Problem:
From the records below, print only the part that opens with the line containing "Give me the Bokeh source for this chart." and closes with the line containing "from bokeh.resources import INLINE"; omit the pictures.

Provided entries:

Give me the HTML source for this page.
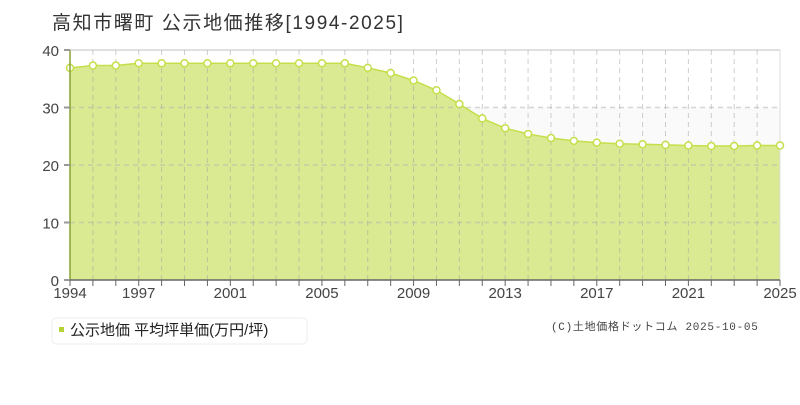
<!DOCTYPE html>
<html><head><meta charset="utf-8"><style>
body{margin:0;background:#fff;width:800px;height:400px;overflow:hidden;font-family:"Liberation Sans","Noto Sans CJK JP",sans-serif}
</style></head><body>
<svg width="800" height="400" xmlns="http://www.w3.org/2000/svg" font-family="Liberation Sans, Noto Sans CJK JP, sans-serif">
<text x="52" y="29" font-size="19" fill="#333" letter-spacing="1.6">高知市曙町 公示地価推移[1994-2025]</text>
<rect x="70" y="50" width="710" height="230" fill="#fff"/>
<rect x="70" y="107.5" width="710" height="57.5" fill="#fafafa"/>
<g id="a"></g>
<g id="g"></g>
<g id="b"></g>
<text x="551" y="330" font-size="11" fill="#444" letter-spacing="0.7" font-family="Liberation Mono, Noto Sans CJK JP, monospace">(C)土地価格ドットコム 2025-10-05</text>
<rect x="52" y="318" width="255" height="26" rx="4" fill="#fff" stroke="#eee"/>
<rect x="59" y="327" width="5" height="5" fill="#b5d334"/>
<text x="70" y="335" font-size="15" fill="#222">公示地価 平均坪単価(万円/坪)</text>
</svg>
<script>
var d=[36.9,37.3,37.3,37.7,37.7,37.7,37.7,37.7,37.7,37.7,37.7,37.7,37.7,36.9,36.0,34.7,33.0,30.6,28.1,26.4,25.4,24.7,24.2,23.9,23.7,23.6,23.5,23.4,23.3,23.3,23.4,23.4];
var ns="http://www.w3.org/2000/svg",g=document.getElementById('g'),a=document.getElementById('a'),b=document.getElementById('b');
function X(i){return 70+i*710/31}function Y(v){return 280-v*5.75}
function el(p,t,at){var e=document.createElementNS(ns,t);for(var k in at)e.setAttribute(k,at[k]);p.appendChild(e);return e}
var p='M70,280';d.forEach(function(v,i){p+=' L'+X(i)+','+Y(v)});p+=' L780,280Z';
el(a,'path',{d:p,fill:'#d9ea92'});
for(var v=10;v<=40;v+=10)el(g,'line',{x1:70,x2:780,y1:Y(v),y2:Y(v),stroke:'rgba(180,180,180,0.55)','stroke-width':1.5,'stroke-dasharray':v==40?'':'5,4'});
for(var i=1;i<=31;i++)el(g,'line',{x1:X(i),x2:X(i),y1:50,y2:280,stroke:'rgba(160,160,160,0.5)','stroke-dasharray':'5,4'});
el(g,'line',{x1:780,x2:780,y1:50,y2:280,stroke:'#ddd'});
var l='';d.forEach(function(v,i){l+=(i?' L':'M')+X(i)+','+Y(v)});
el(b,'path',{d:l,fill:'none',stroke:'#c5df4a','stroke-width':1.5});
d.forEach(function(v,i){el(b,'circle',{cx:X(i),cy:Y(v),r:3.5,fill:'#fff',stroke:'#c5df4a','stroke-width':1.5})});
el(b,'line',{x1:70,x2:70,y1:50,y2:280,stroke:'#8aa03a','stroke-width':1.5});
el(b,'line',{x1:70,x2:780,y1:280,y2:280,stroke:'#666','stroke-width':1.5});
for(var v=0;v<=40;v+=10){el(b,'line',{x1:64,x2:70,y1:Y(v),y2:Y(v),stroke:'#999','stroke-width':2});var t=el(b,'text',{x:59,y:Y(v)+6,'font-size':15,fill:'#444','text-anchor':'end'});t.textContent=v;}
for(var i=0;i<=31;i++){el(b,'line',{x1:X(i),x2:X(i),y1:280,y2:286,stroke:'#666'});}
[1994,1997,2001,2005,2009,2013,2017,2021,2025].forEach(function(y){var t=el(b,'text',{x:X(y-1994),y:298,'font-size':15,fill:'#444','text-anchor':'middle'});t.textContent=y;});
</script>
</body></html>
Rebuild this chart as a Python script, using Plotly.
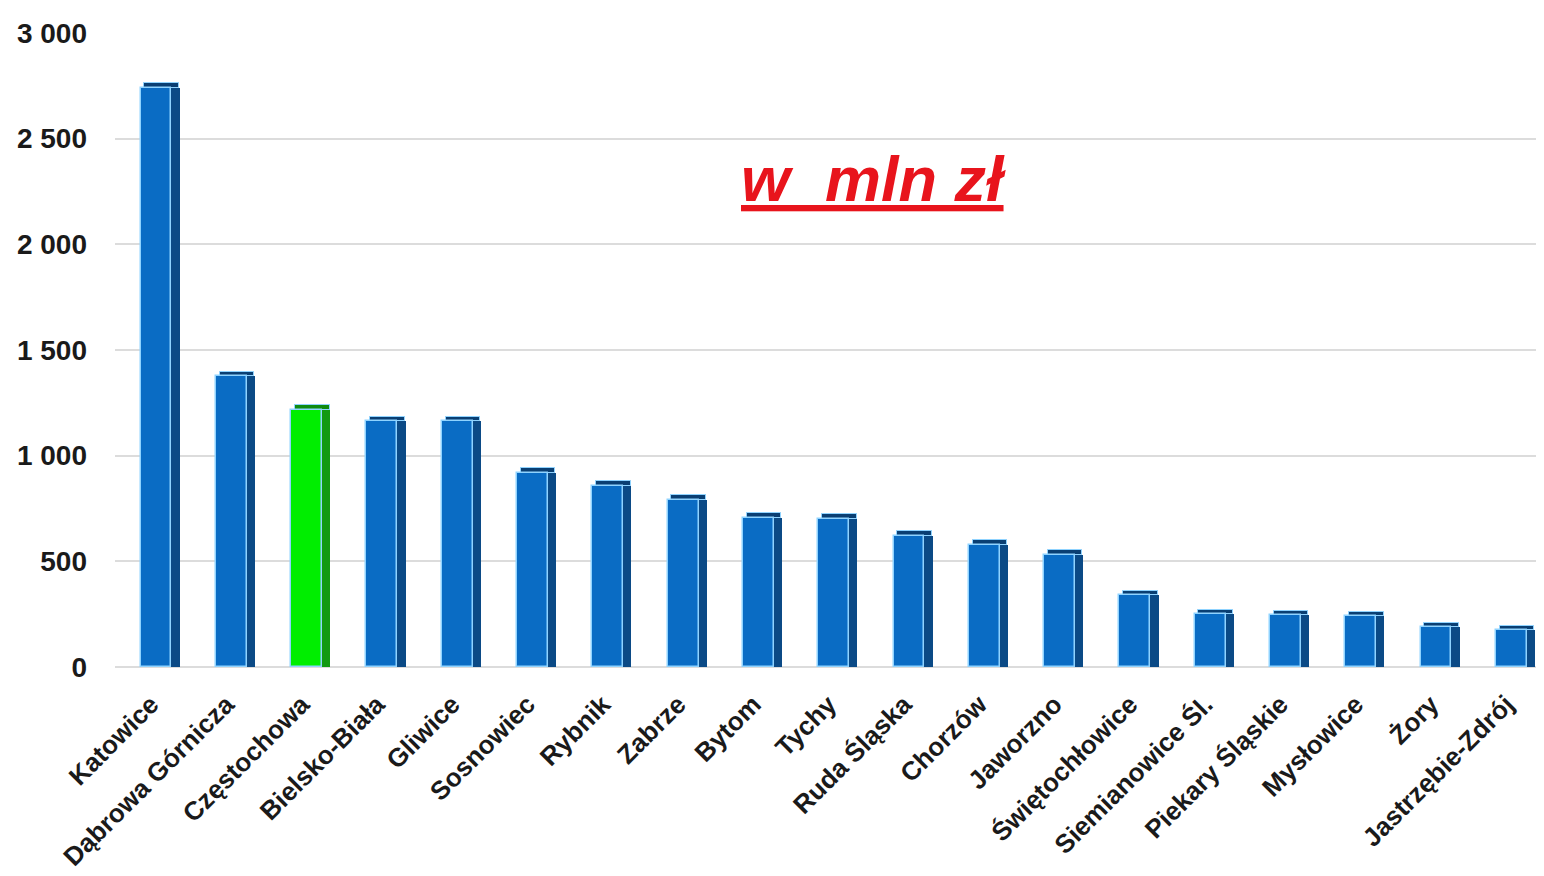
import plotly.graph_objects as go

# Spending by city, in mln zł
cities = [
    "Katowice", "Dąbrowa Górnicza", "Częstochowa", "Bielsko-Biała", "Gliwice",
    "Sosnowiec", "Rybnik", "Zabrze", "Bytom", "Tychy", "Ruda Śląska", "Chorzów",
    "Jaworzno", "Świętochłowice", "Siemianowice Śl.", "Piekary Śląskie",
    "Mysłowice", "Żory", "Jastrzębie-Zdrój",
]
values = [2740, 1375, 1217, 1163, 1163, 918, 857, 791, 706, 700,
          622, 579, 532, 339, 250, 245, 240, 188, 174]
highlight = "Częstochowa"

y_ticks = [0, 500, 1000, 1500, 2000, 2500, 3000]
y_tick_labels = ["0", "500", "1 000", "1 500", "2 000", "2 500", "3 000"]

front = ["#00ee00" if c == highlight else "#0a6cc4" for c in cities]
side = ["#129a12" if c == highlight else "#0b4a86" for c in cities]
top = ["#0f8a0f" if c == highlight else "#0a3f73" for c in cities]

fig = go.Figure()

# darker side face to fake the 3D look
fig.add_trace(go.Bar(
    x=cities, y=values, marker_color=side, width=0.11, offset=0.19,
    marker_line_width=0, hoverinfo="skip", showlegend=False,
))

# thin top face
fig.add_trace(go.Bar(
    x=cities, y=[22] * len(values), base=values, marker_color=top,
    width=0.46, offset=-0.17, marker_line=dict(color="#8fd3ff", width=1),
    hoverinfo="skip", showlegend=False,
))

# front face
fig.add_trace(go.Bar(
    x=cities, y=values, marker_color=front, width=0.41, offset=-0.22,
    marker_line=dict(color="#8fd3ff", width=1.5), showlegend=False,
))

# page body has an 8px margin, so the figure is 8px smaller each way
fig.add_annotation(
    text="<u><b><i>w\u00a0\u00a0mln zł</i></b></u>",
    x=(865 - 107) / 1429, y=2310, xref="paper", yref="y",
    showarrow=False,
    font=dict(family="Liberation Sans, Arial", size=63, color="#e8141c"),
)

fig.update_layout(
    barmode="overlay",
    width=1536, height=868,
    margin=dict(l=107, r=0, t=25, b=209),
    plot_bgcolor="white", paper_bgcolor="white",
    font=dict(family="Liberation Sans, Arial", color="#1a1a1a"),
    bargap=0,
)
fig.update_xaxes(
    range=[-0.56, 18.42], tickangle=-45, showgrid=False, showline=False,
    ticks="", tickfont=dict(size=26, family="Liberation Sans, Arial"),
    ticktext=[f"<b>{c}</b>" for c in cities], tickvals=cities,
    ticklabelstandoff=16, ticklabelshift=-6, automargin=False,
)
fig.update_yaxes(
    range=[0, 3000], tickvals=y_ticks, ticktext=[f"<b>{t}</b>" for t in y_tick_labels],
    showgrid=True, gridcolor="#dcdcdc", gridwidth=1.5, zeroline=True,
    zerolinecolor="#dcdcdc", zerolinewidth=1.5, showline=False,
    tickfont=dict(size=28), ticklabelstandoff=27, automargin=False,
)

fig.write_html("out.html")
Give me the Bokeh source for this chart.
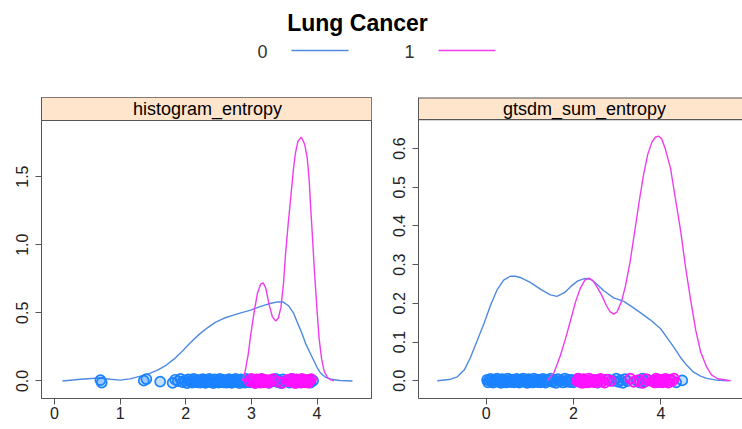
from bokeh.plotting import figure
from bokeh.layouts import column, row
from bokeh.models import Range1d, FixedTicker, NumeralTickFormatter
from bokeh.core.properties import value
from bokeh.embed import file_html
from bokeh.resources import INLINE

# ---------------- data ----------------
title = "Lung Cancer"
groups = ["0", "1"]
panel_names = ["histogram_entropy", "gtsdm_sum_entropy"]

# panel 1 : histogram_entropy density curves
h_x0 = [0.12, 0.40, 0.68, 0.85, 1.00, 1.15, 1.31, 1.45, 1.57, 1.70, 1.82, 1.95, 2.07, 2.20, 2.33,
        2.45, 2.58, 2.70, 2.84, 2.99, 3.10, 3.19, 3.30, 3.40, 3.48, 3.57, 3.64, 3.70, 3.77, 3.83,
        3.90, 3.95, 4.00, 4.05, 4.12, 4.21, 4.35, 4.54]
h_y0 = [0.0, 0.012, 0.022, 0.012, 0.006, 0.015, 0.035, 0.055, 0.08, 0.115, 0.16, 0.22, 0.28, 0.34,
        0.39, 0.43, 0.46, 0.48, 0.50, 0.52, 0.54, 0.555, 0.57, 0.58, 0.58, 0.55, 0.50, 0.43, 0.35,
        0.27, 0.20, 0.15, 0.10, 0.06, 0.03, 0.012, 0.003, 0.0]
h_x1 = [2.86, 2.90, 2.95, 2.99, 3.04, 3.09, 3.14, 3.18, 3.22, 3.27, 3.32, 3.37, 3.41, 3.45, 3.49,
        3.52, 3.56, 3.60, 3.64, 3.67, 3.71, 3.76, 3.81, 3.85, 3.88, 3.90, 3.93, 3.96, 4.00, 4.03,
        4.07, 4.11, 4.16, 4.21, 4.26]
h_y1 = [0.0, 0.06, 0.19, 0.34, 0.50, 0.64, 0.71, 0.72, 0.68, 0.56, 0.47, 0.44, 0.46, 0.54, 0.72,
        0.93, 1.15, 1.35, 1.55, 1.67, 1.76, 1.79, 1.74, 1.64, 1.48, 1.30, 1.06, 0.81, 0.52, 0.32,
        0.16, 0.07, 0.025, 0.008, 0.0]
# panel 1 : observations
h_pts0 = [0.70, 0.72, 1.36, 1.40, 1.61, 1.80, 1.84, 1.88, 1.92, 1.95, 1.99, 2.02, 2.04, 2.06, 2.08,
          2.10, 2.12, 2.14, 2.16, 2.18, 2.20, 2.22, 2.24, 2.26, 2.28, 2.30, 2.32, 2.34, 2.36, 2.38,
          2.40, 2.42, 2.44, 2.46, 2.48, 2.50, 2.52, 2.54, 2.56, 2.58, 2.60, 2.62, 2.64, 2.66, 2.68,
          2.70, 2.72, 2.74, 2.76, 2.78, 2.80, 2.82, 2.84, 2.86, 2.88, 2.90, 2.92, 2.94, 2.96, 2.98,
          3.01, 3.05, 3.10, 3.15, 3.21, 3.27, 3.31, 3.34, 3.37, 3.40, 3.42, 3.45, 3.48, 3.51, 3.54,
          3.58, 3.62, 3.67, 3.72, 3.78, 3.84, 3.90, 3.94]
h_pts1 = [2.97, 3.00, 3.02, 3.04, 3.06, 3.08, 3.10, 3.12, 3.14, 3.16, 3.18, 3.20, 3.22, 3.24, 3.26,
          3.29, 3.33, 3.40, 3.47, 3.55, 3.58, 3.61, 3.63, 3.65, 3.67, 3.69, 3.71, 3.73, 3.75, 3.77,
          3.79, 3.81, 3.83, 3.85, 3.87, 3.89, 3.91]

# panel 2 : gtsdm_sum_entropy density curves
g_x0 = [-1.12, -0.85, -0.66, -0.50, -0.36, -0.20, -0.05, 0.10, 0.25, 0.40, 0.55, 0.67, 0.80, 1.01,
        1.25, 1.47, 1.62, 1.80, 1.95, 2.10, 2.25, 2.40, 2.55, 2.70, 2.92, 3.15, 3.35, 3.53, 3.75,
        3.99, 4.15, 4.30, 4.45, 4.60, 4.75, 4.91, 5.05, 5.25, 5.55]
g_y0 = [0.0, 0.003, 0.010, 0.028, 0.06, 0.105, 0.148, 0.195, 0.235, 0.260, 0.270, 0.270, 0.266,
        0.254, 0.236, 0.222, 0.218, 0.228, 0.245, 0.258, 0.264, 0.262, 0.248, 0.232, 0.214, 0.205,
        0.19, 0.176, 0.158, 0.135, 0.11, 0.086, 0.06, 0.039, 0.022, 0.012, 0.006, 0.002, 0.0]
g_x1 = [1.40, 1.55, 1.70, 1.82, 1.93, 2.05, 2.16, 2.26, 2.35, 2.45, 2.55, 2.65, 2.75, 2.84, 2.92,
        3.00, 3.10, 3.19, 3.30, 3.40, 3.50, 3.60, 3.70, 3.80, 3.88, 3.95, 4.02, 4.10, 4.22, 4.32,
        4.45, 4.57, 4.68, 4.80, 4.91, 5.05, 5.16, 5.30, 5.60]
g_y1 = [0.0, 0.02, 0.065, 0.11, 0.155, 0.205, 0.24, 0.26, 0.265, 0.258, 0.24, 0.22, 0.195, 0.178,
        0.172, 0.178, 0.205, 0.245, 0.31, 0.385, 0.46, 0.53, 0.585, 0.618, 0.63, 0.632, 0.625,
        0.60, 0.55, 0.48, 0.39, 0.29, 0.21, 0.13, 0.075, 0.035, 0.015, 0.005, 0.0]
# panel 2 : observations
g_pts0 = [0.02, 0.04, 0.07, 0.10, 0.13, 0.16, 0.19, 0.22, 0.25, 0.28, 0.31, 0.34, 0.37, 0.40, 0.43,
          0.46, 0.49, 0.52, 0.55, 0.58, 0.61, 0.64, 0.67, 0.70, 0.73, 0.76, 0.79, 0.82, 0.85, 0.88,
          0.91, 0.94, 0.97, 1.00, 1.03, 1.06, 1.09, 1.12, 1.15, 1.18, 1.21, 1.24, 1.27, 1.30, 1.33,
          1.36, 1.40, 1.44, 1.48, 1.52, 1.56, 1.60, 1.64, 1.68, 1.72, 1.76, 1.80, 1.84, 1.88, 1.92,
          1.96, 2.00, 2.04, 2.10, 2.30, 2.55, 2.80, 2.92, 2.98, 3.03, 3.08, 3.13, 3.18, 3.23, 3.45,
          3.52, 3.58, 3.64, 3.70, 3.95, 4.20, 4.35, 4.49]
g_pts1 = [2.08, 2.11, 2.14, 2.17, 2.20, 2.23, 2.26, 2.29, 2.32, 2.35, 2.38, 2.42, 2.46, 2.50, 2.54,
          2.58, 2.62, 2.66, 2.71, 2.76, 2.85, 3.30, 3.38, 3.50, 3.58, 3.66, 3.80, 3.83, 3.86, 3.89,
          3.92, 3.95, 3.98, 4.01, 4.04, 4.07, 4.10, 4.13, 4.17, 4.21, 4.26, 4.30]

# tick values
h_xticks = [0, 1, 2, 3, 4]
h_yticks = [0, 0.5, 1.0, 1.5]
g_xticks = [0, 2, 4]
g_yticks = [0, 0.1, 0.2, 0.3, 0.4, 0.5, 0.6]

# vertical jitter pattern for the observation circles (pixels)
jitter_px = [0.8, -1.6, 0.3, 1.9, -0.7, -2.0, 1.2, -0.2, 2.1, -1.2, 0.5, -2.2, 1.6, -0.5, 0.1,
             -1.8, 2.0, -0.9, 1.0, -1.4]

# ---------------- style ----------------
FONT = "Liberation Sans"
LINE_COLORS = ["#4f8ae0", "#ee3cee"]
PT_COLORS = ["#1a82ff", "#ff10ff"]
FRAME = "#555555"
STRIP_FILL = "#ffe5cc"

W = 742
HEAD_H = 88
PANEL_H = 341

# ---------------- header (title + legend) ----------------
head = figure(width=W, height=HEAD_H, x_range=Range1d(0, W), y_range=Range1d(HEAD_H, 0),
              output_backend="svg", toolbar_location=None, min_border=0)
head.axis.visible = False
head.grid.visible = False
head.outline_line_color = None
head.text(x=[357], y=[22], text=[title], text_align="center", text_baseline="middle",
          text_font=value(FONT), text_font_size="23px", text_font_style="bold", text_color="#000000")
leg_label_x = [262 + 147 * i for i in range(len(groups))]
leg_y = 51
head.text(x=leg_label_x, y=[leg_y] * len(groups), text=groups, text_align="center",
          text_baseline="middle", text_font=value(FONT), text_font_size="18px", text_color="#333333")
head.segment(x0=[lx + 29 for lx in leg_label_x], x1=[lx + 86 for lx in leg_label_x],
             y0=[leg_y - 1] * len(groups), y1=[leg_y - 1] * len(groups), line_color=LINE_COLORS,
             line_width=1.5)


def make_panel(name, width, min_left, min_right, xr, yr, strip_bottom, text_x, curves, pts,
               xticks, yticks, outline):
    p = figure(width=width, height=PANEL_H, x_range=Range1d(*xr), y_range=Range1d(*yr),
               output_backend="svg", toolbar_location=None,
               min_border_left=min_left, min_border_right=min_right,
               min_border_top=9, min_border_bottom=31)
    p.grid.visible = False
    p.outline_line_color = FRAME if outline else None
    # strip
    p.quad(left=[xr[0]], right=[xr[1]], bottom=[strip_bottom], top=[yr[1]],
           fill_color=STRIP_FILL, line_color=None)
    p.segment(x0=[xr[0]], x1=[xr[1]], y0=[strip_bottom], y1=[strip_bottom], line_color=FRAME,
              line_width=1.2)
    if not outline:
        p.segment(x0=[xr[0]], x1=[xr[1]], y0=[yr[1]], y1=[yr[1]], line_color=FRAME, line_width=2)
    p.text(x=[text_x], y=[(strip_bottom + yr[1]) / 2], text=[name], text_align="center",
           text_baseline="middle", text_font=value(FONT), text_font_size="18px",
           text_color="#000000")
    px_per_y = (PANEL_H - 9 - 31) / (yr[1] - yr[0])
    # density curves and observations, group by group
    for i in range(len(groups)):
        cx, cy = curves[i]
        p.line(cx, cy, line_color=LINE_COLORS[i], line_width=1.4)
        jy = [jitter_px[(k + 7 * i) % len(jitter_px)] / px_per_y for k in range(len(pts[i]))]
        p.scatter(pts[i], jy, marker="circle", size=10, fill_color=PT_COLORS[i], fill_alpha=0.25,
                  line_color=PT_COLORS[i], line_width=1.7)
    # axes
    p.xaxis.ticker = FixedTicker(ticks=xticks)
    p.yaxis.ticker = FixedTicker(ticks=yticks)
    p.xaxis.formatter = NumeralTickFormatter(format="0")
    p.yaxis.formatter = NumeralTickFormatter(format="0.0")
    p.yaxis.major_label_orientation = "vertical"
    for ax in (p.xaxis, p.yaxis):
        ax.axis_line_color = FRAME
        ax.major_tick_line_color = FRAME
        ax.major_tick_out = 6
        ax.major_tick_in = 0
        ax.minor_tick_line_color = None
        ax.major_label_text_font = FONT
        ax.major_label_text_font_size = "16px"
        ax.major_label_text_color = "#222222"
    p.xaxis.major_label_standoff = 2
    p.yaxis.major_label_standoff = 7
    return p


p1 = make_panel(panel_names[0], 376, 41, 5, (-0.198, 4.83), (-0.129, 2.081), 1.912, 2.33,
                [(h_x0, h_y0), (h_x1, h_y1)], [h_pts0, h_pts1], h_xticks, h_yticks, True)
p2 = make_panel(panel_names[1], 366, 42, 0, (-1.55, 5.87), (-0.046, 0.732), 0.675, 2.25,
                [(g_x0, g_y0), (g_x1, g_y1)], [g_pts0, g_pts1], g_xticks, g_yticks, False)

layout = column(head, row(p1, p2))
open("out.html", "w").write(file_html(layout, INLINE))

Expected output:
Give me the Bokeh source for this chart.
from bokeh.plotting import figure
from bokeh.layouts import column, row
from bokeh.models import Range1d, FixedTicker, NumeralTickFormatter
from bokeh.core.properties import value
from bokeh.embed import file_html
from bokeh.resources import INLINE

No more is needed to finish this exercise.